Source code of charts
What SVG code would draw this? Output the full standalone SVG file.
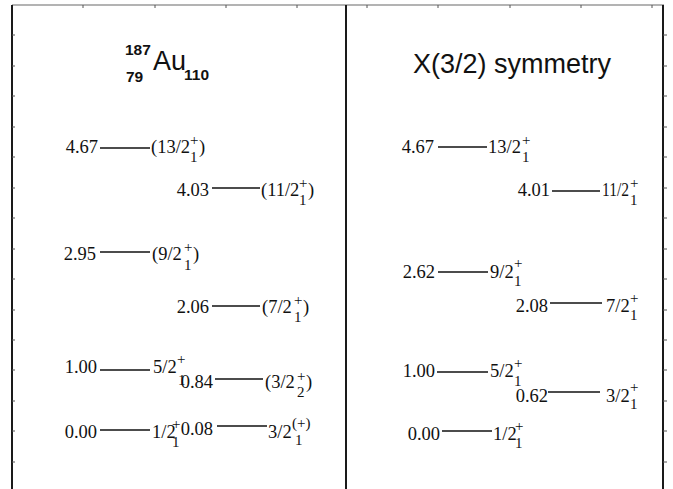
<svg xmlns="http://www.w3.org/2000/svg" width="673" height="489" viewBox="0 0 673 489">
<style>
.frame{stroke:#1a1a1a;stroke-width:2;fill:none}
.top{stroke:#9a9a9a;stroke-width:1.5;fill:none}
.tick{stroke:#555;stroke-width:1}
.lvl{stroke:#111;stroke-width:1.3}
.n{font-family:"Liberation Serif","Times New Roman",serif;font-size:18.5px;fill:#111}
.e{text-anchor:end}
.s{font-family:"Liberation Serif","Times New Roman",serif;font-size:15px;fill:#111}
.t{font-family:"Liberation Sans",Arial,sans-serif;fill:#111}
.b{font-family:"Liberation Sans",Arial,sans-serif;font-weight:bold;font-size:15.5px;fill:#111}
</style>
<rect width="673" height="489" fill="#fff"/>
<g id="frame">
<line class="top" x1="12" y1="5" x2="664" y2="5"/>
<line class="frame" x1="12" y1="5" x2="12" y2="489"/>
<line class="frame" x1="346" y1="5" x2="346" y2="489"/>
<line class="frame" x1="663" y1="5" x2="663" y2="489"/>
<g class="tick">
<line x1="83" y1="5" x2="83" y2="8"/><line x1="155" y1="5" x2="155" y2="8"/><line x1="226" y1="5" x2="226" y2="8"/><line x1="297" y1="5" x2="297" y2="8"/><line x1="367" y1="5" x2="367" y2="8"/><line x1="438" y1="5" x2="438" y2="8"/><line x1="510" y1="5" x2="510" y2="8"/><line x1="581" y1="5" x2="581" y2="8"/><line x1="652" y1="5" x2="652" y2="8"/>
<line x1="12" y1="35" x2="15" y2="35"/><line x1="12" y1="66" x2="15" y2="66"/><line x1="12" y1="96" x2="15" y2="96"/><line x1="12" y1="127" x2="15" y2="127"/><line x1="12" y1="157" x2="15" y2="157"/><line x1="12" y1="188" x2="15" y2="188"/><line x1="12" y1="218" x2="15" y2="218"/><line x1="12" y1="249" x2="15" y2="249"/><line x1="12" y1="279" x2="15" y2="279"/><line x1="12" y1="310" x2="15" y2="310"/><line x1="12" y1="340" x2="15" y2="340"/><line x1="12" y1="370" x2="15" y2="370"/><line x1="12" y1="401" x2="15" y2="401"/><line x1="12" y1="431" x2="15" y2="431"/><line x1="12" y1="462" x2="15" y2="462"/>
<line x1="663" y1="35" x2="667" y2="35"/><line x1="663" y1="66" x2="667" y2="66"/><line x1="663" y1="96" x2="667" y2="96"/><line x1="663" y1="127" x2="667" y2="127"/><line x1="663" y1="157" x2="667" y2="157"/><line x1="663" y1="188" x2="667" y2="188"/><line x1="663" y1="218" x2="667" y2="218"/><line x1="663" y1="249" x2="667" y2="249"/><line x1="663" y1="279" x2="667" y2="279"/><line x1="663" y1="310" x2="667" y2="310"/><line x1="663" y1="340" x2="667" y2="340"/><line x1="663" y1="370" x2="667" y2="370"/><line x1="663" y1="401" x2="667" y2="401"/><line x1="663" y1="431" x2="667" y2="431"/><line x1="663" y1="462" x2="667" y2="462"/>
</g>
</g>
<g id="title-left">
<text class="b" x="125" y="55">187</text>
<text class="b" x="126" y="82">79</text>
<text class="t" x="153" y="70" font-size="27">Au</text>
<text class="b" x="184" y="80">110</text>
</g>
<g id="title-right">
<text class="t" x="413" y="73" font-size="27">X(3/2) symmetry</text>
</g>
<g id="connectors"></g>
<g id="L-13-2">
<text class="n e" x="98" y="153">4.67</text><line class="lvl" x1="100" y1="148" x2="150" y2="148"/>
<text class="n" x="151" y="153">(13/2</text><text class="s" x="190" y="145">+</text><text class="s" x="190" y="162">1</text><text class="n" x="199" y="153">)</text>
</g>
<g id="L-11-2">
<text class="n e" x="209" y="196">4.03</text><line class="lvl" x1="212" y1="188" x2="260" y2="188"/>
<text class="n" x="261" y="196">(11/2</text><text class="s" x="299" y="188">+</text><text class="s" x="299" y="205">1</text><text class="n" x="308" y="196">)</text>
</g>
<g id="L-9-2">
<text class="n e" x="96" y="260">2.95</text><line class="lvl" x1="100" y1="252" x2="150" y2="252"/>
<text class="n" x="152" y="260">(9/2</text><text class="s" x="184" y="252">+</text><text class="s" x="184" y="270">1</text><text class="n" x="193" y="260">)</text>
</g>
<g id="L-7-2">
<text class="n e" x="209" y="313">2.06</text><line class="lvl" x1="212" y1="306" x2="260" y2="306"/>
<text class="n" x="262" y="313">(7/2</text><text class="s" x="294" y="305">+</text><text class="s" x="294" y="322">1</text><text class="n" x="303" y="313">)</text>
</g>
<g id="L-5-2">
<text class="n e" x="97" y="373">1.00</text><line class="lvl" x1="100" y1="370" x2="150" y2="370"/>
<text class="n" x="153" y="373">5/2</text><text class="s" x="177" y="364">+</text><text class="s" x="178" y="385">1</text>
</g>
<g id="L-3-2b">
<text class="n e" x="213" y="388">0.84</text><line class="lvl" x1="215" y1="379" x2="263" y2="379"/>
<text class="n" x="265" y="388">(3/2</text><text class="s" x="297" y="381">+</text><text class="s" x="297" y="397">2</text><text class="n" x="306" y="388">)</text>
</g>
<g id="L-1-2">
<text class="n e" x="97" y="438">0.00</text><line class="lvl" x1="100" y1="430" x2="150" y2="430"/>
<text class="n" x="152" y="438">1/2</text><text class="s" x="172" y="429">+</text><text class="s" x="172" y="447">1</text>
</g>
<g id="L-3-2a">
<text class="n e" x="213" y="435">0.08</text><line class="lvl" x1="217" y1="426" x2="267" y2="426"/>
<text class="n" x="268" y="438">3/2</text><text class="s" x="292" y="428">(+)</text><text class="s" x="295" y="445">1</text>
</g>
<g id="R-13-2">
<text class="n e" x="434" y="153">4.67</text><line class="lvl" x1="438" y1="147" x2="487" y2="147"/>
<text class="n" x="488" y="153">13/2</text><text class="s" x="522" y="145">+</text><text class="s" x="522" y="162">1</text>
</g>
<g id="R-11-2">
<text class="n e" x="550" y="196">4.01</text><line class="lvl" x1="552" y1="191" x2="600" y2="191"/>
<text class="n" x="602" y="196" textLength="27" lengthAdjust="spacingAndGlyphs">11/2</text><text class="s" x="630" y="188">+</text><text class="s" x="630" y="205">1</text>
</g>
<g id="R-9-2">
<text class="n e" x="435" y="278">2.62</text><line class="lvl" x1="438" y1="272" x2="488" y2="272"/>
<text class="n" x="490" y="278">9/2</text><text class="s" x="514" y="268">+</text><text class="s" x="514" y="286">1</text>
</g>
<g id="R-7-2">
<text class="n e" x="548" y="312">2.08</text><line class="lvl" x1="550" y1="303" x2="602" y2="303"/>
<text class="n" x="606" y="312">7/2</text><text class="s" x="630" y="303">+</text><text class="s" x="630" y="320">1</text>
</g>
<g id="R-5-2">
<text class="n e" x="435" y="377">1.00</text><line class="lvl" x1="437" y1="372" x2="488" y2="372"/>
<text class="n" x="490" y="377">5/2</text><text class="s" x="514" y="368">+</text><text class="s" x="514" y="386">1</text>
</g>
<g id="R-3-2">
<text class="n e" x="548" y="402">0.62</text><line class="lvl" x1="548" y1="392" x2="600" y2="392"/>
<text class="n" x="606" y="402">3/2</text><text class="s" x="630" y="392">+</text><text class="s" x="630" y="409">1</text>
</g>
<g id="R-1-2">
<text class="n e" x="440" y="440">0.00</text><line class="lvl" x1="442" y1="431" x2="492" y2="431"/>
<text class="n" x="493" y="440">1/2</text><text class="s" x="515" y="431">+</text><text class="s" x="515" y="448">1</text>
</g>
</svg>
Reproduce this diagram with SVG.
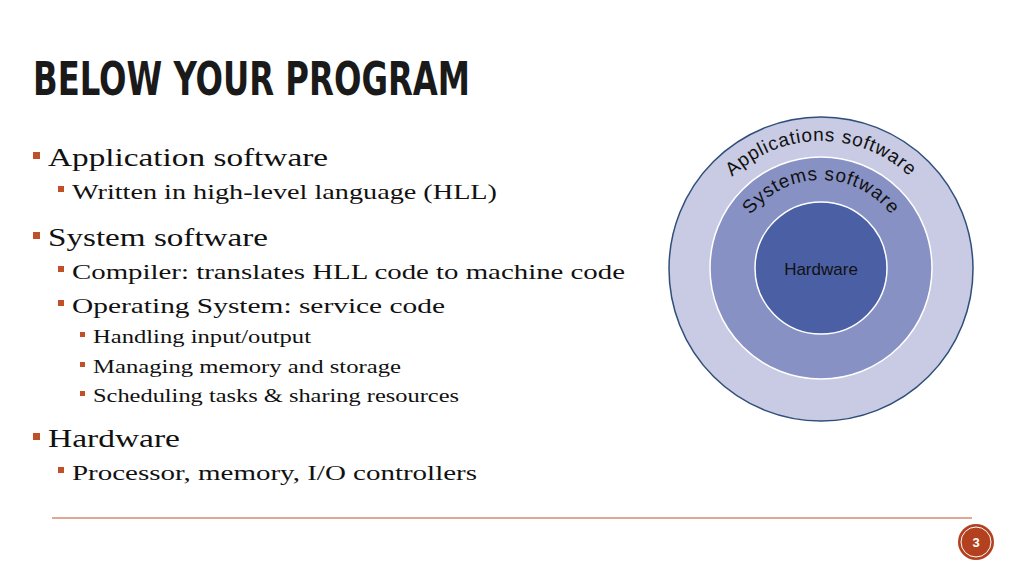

PROBLEM TO SOLVE ▸
Copy out every line holding the string "this".

COMPLETED EXERCISE ▸
What SVG code would draw this? Output the full standalone SVG file.
Reproduce this diagram with SVG.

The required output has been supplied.